Le guide élaboré par la présidence du Ministère public ambitionne d’équilibrer la protection de la société, la réparation des torts causés aux victimes et la réinsertion des condamnés. Présenté par le procureur général du Roi près la Cour de cassation, Hicham Ballaoui, ce document détaille les différentes catégories de peines alternatives, les infractions éligibles, les modalités de leur application et le suivi à instaurer.

Ce texte s’aligne sur les directives exprimées par S.M. le Roi Mohammed VI dans Son discours du 20 août 2009, appelant à une modernisation du système pénal et à l’introduction de mécanismes adaptés aux mutations sociales. Il met notamment en avant la médiation, la conciliation, l’arbitrage et les peines alternatives comme leviers d’une justice plus humaine et plus efficace.
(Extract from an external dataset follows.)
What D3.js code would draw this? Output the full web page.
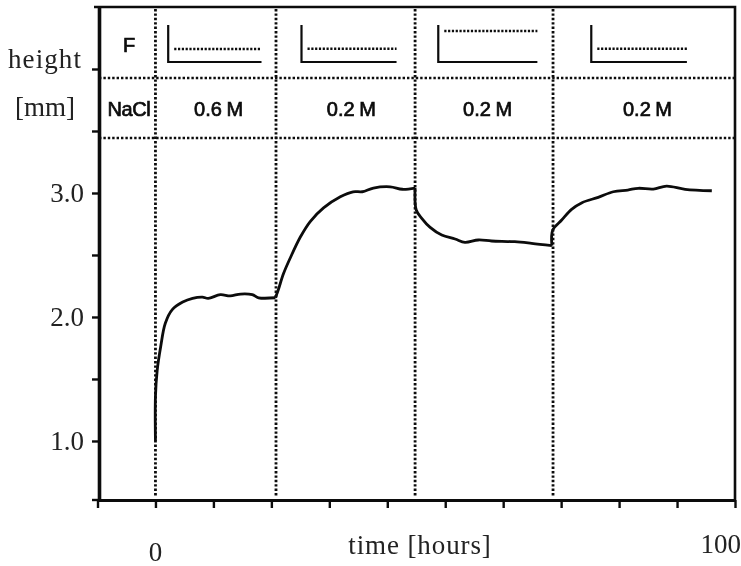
<!DOCTYPE html>
<html>
<head>
<meta charset="utf-8">
<script src="https://cdn.jsdelivr.net/npm/d3@7"></script>
<style>
    html, body { margin: 0; padding: 0; background: #fff; }
    svg { display: block; filter: blur(0.45px); }
</style>
</head>
<body>
<script>
// Height curve, one pair of arrays per phase
var hoursA = [0, 0, 0.3, 0.9, 1.7, 2.9, 4.7, 6.4, 8.1, 9.1, 11.2, 12.9, 14.7, 16.7, 17.8, 20.7];
var heightsA = [1.0, 1.36, 1.57, 1.76, 1.95, 2.06, 2.12, 2.15, 2.16, 2.15, 2.18, 2.17, 2.185, 2.18, 2.155, 2.155];
var hoursB = [20.7, 21.2, 22.1, 23.3, 25, 26.7, 29, 31.9, 34.1, 35.7, 37.6, 40.5, 42.6, 44.8];
var heightsB = [2.155, 2.22, 2.35, 2.48, 2.645, 2.77, 2.88, 2.97, 3.01, 3.01, 3.04, 3.05, 3.03, 3.04];
var hoursC = [44.8, 45, 45.95, 47.4, 49.4, 51.7, 53.4, 55.7, 58, 62, 64.9, 68.4];
var heightsC = [3.04, 2.863, 2.796, 2.723, 2.661, 2.629, 2.602, 2.621, 2.613, 2.607, 2.594, 2.575];
var hoursD = [68.4, 68.55, 70.1, 71.8, 73.6, 76.4, 79, 81.5, 83.3, 85.9, 88.2, 91.4, 96];
var heightsD = [2.575, 2.701, 2.782, 2.868, 2.922, 2.965, 3.01, 3.024, 3.038, 3.032, 3.056, 3.03, 3.018];

// Solution changes and the table rows at the top
var phaseLines = [0, 20.8, 44.8, 68.6];
var rowLines = [3.927, 3.444];
var saltLabels = ["0.6 M", "0.2 M", "0.2 M", "0.2 M"];
var saltCenters = [10.9, 33.8, 57.3, 84.9];

// Little force profiles, one per phase
var profileStart = [2.2, 25.2, 48.8, 75.2];
var profileEnd = [18.3, 41.6, 65.9, 91.7];
var profileLevel = [0.36, 0.37, 0.86, 0.37];

// Ticks
var xTicks = d3.range(-10, 101, 10);
var yTicks = [1, 1.5, 2, 2.5, 3, 3.5, 4];
var yLabels = [1, 2, 3];

var width = 741, height = 566;
var serif = "'Liberation Serif', serif";
var sans = "'Liberation Sans', sans-serif";
var ink = "#0c0c0c";

var svg = d3.select("body").append("svg")
    .attr("width", width)
    .attr("height", height);

var x = d3.scaleLinear().domain([-10, 100]).range([97.5, 735]);
var y = d3.scaleLinear().domain([0.524, 4.5]).range([500, 7]);
var yProfile = d3.scaleLinear().domain([0, 1]).range([62, 26]);

// Dotted lines first so that the curve and frame lie over them
function dotted(sel) {
    sel.attr("stroke", ink)
        .attr("stroke-width", 2.8)
        .attr("stroke-dasharray", "2.4 2")
        .attr("fill", "none");
}

svg.selectAll(".phaseLine")
    .data(phaseLines)
    .enter()
    .append("line")
        .attr("class", "phaseLine")
        .attr("x1", function (d) { return x(d); })
        .attr("x2", function (d) { return x(d); })
        .attr("y1", y.range()[1] + 2)
        .attr("y2", y.range()[0] - 3)
        .call(dotted);

svg.selectAll(".rowLine")
    .data(rowLines)
    .enter()
    .append("line")
        .attr("class", "rowLine")
        .attr("x1", 99)
        .attr("x2", x(100))
        .attr("y1", function (d) { return y(d); })
        .attr("y2", function (d) { return y(d); })
        .call(dotted)
        .attr("stroke-width", 2.4);

// Frame
svg.append("path")
    .attr("d", "M94," + y(4.5) + "H" + x(100) + "V" + y.range()[0])
    .attr("fill", "none")
    .attr("stroke", ink)
    .attr("stroke-width", 2.6);

// Axes
var xAxis = svg.append("g")
    .attr("transform", "translate(0," + y.range()[0] + ")")
    .call(d3.axisBottom(x).tickValues(xTicks).tickSize(8).tickSizeOuter(0).tickFormat(""));

var yAxis = svg.append("g")
    .attr("transform", "translate(99,0)")
    .call(d3.axisLeft(y).tickValues(yTicks).tickSize(7).tickSizeOuter(0).tickFormat(""));

[xAxis, yAxis].forEach(function (axis) {
    axis.selectAll("path, line")
        .attr("stroke", ink);
    axis.selectAll("line")
        .attr("stroke-width", 2.4);
});
xAxis.select("path").attr("stroke-width", 2.8);
yAxis.select("path").attr("stroke-width", 3.6);

// left end of the baseline reaches past the y axis
svg.append("line")
    .attr("x1", 92)
    .attr("x2", 99)
    .attr("y1", y.range()[0])
    .attr("y2", y.range()[0])
    .attr("stroke", ink)
    .attr("stroke-width", 2.4);

// Force profiles
profileStart.forEach(function (start, i) {
    svg.append("path")
        .attr("d", "M" + x(start) + "," + (yProfile(1) - 1) + "V" + yProfile(0) + "H" + x(profileEnd[i]))
        .attr("fill", "none")
        .attr("stroke", ink)
        .attr("stroke-width", 2.2);
    svg.append("line")
        .attr("x1", x(start) + 6)
        .attr("x2", x(profileEnd[i]))
        .attr("y1", yProfile(profileLevel[i]))
        .attr("y2", yProfile(profileLevel[i]))
        .attr("stroke", ink)
        .attr("stroke-width", 2.6)
        .attr("stroke-dasharray", "2.2 1.6");
});

// Height curve, a separate smooth piece per phase so the jumps stay sharp
var segments = [
    [hoursA, heightsA],
    [hoursB, heightsB],
    [hoursC, heightsC],
    [hoursD, heightsD]
];

segments.forEach(function (seg) {
    var line = d3.line()
        .curve(d3.curveCatmullRom.alpha(0.5))
        .x(function (d, i) { return x(seg[0][i]); })
        .y(function (d) { return y(d); });

    svg.append("path")
        .attr("d", line(seg[1]))
        .attr("fill", "none")
        .attr("stroke", ink)
        .attr("stroke-width", 2.8)
        .attr("stroke-linejoin", "round");
});

// Serif texts
function serifText(str, px, py, anchor, spacing) {
    return svg.append("text")
        .attr("x", px)
        .attr("y", py)
        .attr("text-anchor", anchor)
        .style("font-family", serif)
        .style("font-size", "27px")
        .style("letter-spacing", (spacing || 0) + "px")
        .style("fill", "#222")
        .text(str);
}

serifText("height", 45, 68, "middle", 1.1);
serifText("[mm]", 45, 116, "middle", 0);
serifText("time [hours]", 420, 554, "middle", 0.9);
serifText("0", x(0), 561, "middle");
serifText("100", 741, 553, "end");

yLabels.forEach(function (d) {
    serifText(d3.format(".1f")(d), 84, y(d) + 9, "end");
});

// Sans texts in the table rows
function sansText(str, px, py) {
    return svg.append("text")
        .attr("x", px)
        .attr("y", py)
        .attr("text-anchor", "middle")
        .style("font-family", sans)
        .style("font-size", "20px")
        .style("fill", ink)
        .style("stroke", ink)
        .style("stroke-width", 0.7)
        .text(str);
}

sansText("F", 129, 52);
sansText("NaCl", 129, 116).style("letter-spacing", "-0.4px");
saltLabels.forEach(function (d, i) {
    sansText(d, x(saltCenters[i]), 116).style("word-spacing", "-1px");
});
</script>
</body>
</html>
Le document ne se limite pas à des considérations théoriques. Il propose des modèles concrets, s’appuie sur des exemples internationaux et fournit des outils opérationnels aux magistrats. Il rappelle aussi les conditions précises nécessaires à l’adoption de ce type de sanctions. Avant de substituer une peine privative de liberté, le juge doit évaluer la personnalité du condamné, ses antécédents, la nature des faits, et s’assurer que les droits de la victime sont préservés.

La mise en œuvre de ces peines suit un protocole bien défini. Après proposition du parquet ou du tribunal, le jugement doit détailler la sanction retenue. Le juge d’application des peines prend ensuite le relais pour en contrôler l’exécution. Des rapports réguliers sont exigés et peuvent entraîner une révision, voire une révocation de la mesure, en cas de non-respect par le condamné. Le dispositif prévoit ainsi un suivi rigoureux et adaptable selon l’évolution du comportement de l’intéressé.

Cette réforme ne se limite pas à désengorger les prisons. Elle vise aussi à réduire la récidive, alléger les charges de l’État et renforcer l’impact social de la justice pénale. Le pari est ambitieux : concilier sanction, prévention et réintégration, dans une logique de modernisation portée par une volonté claire du Souverain.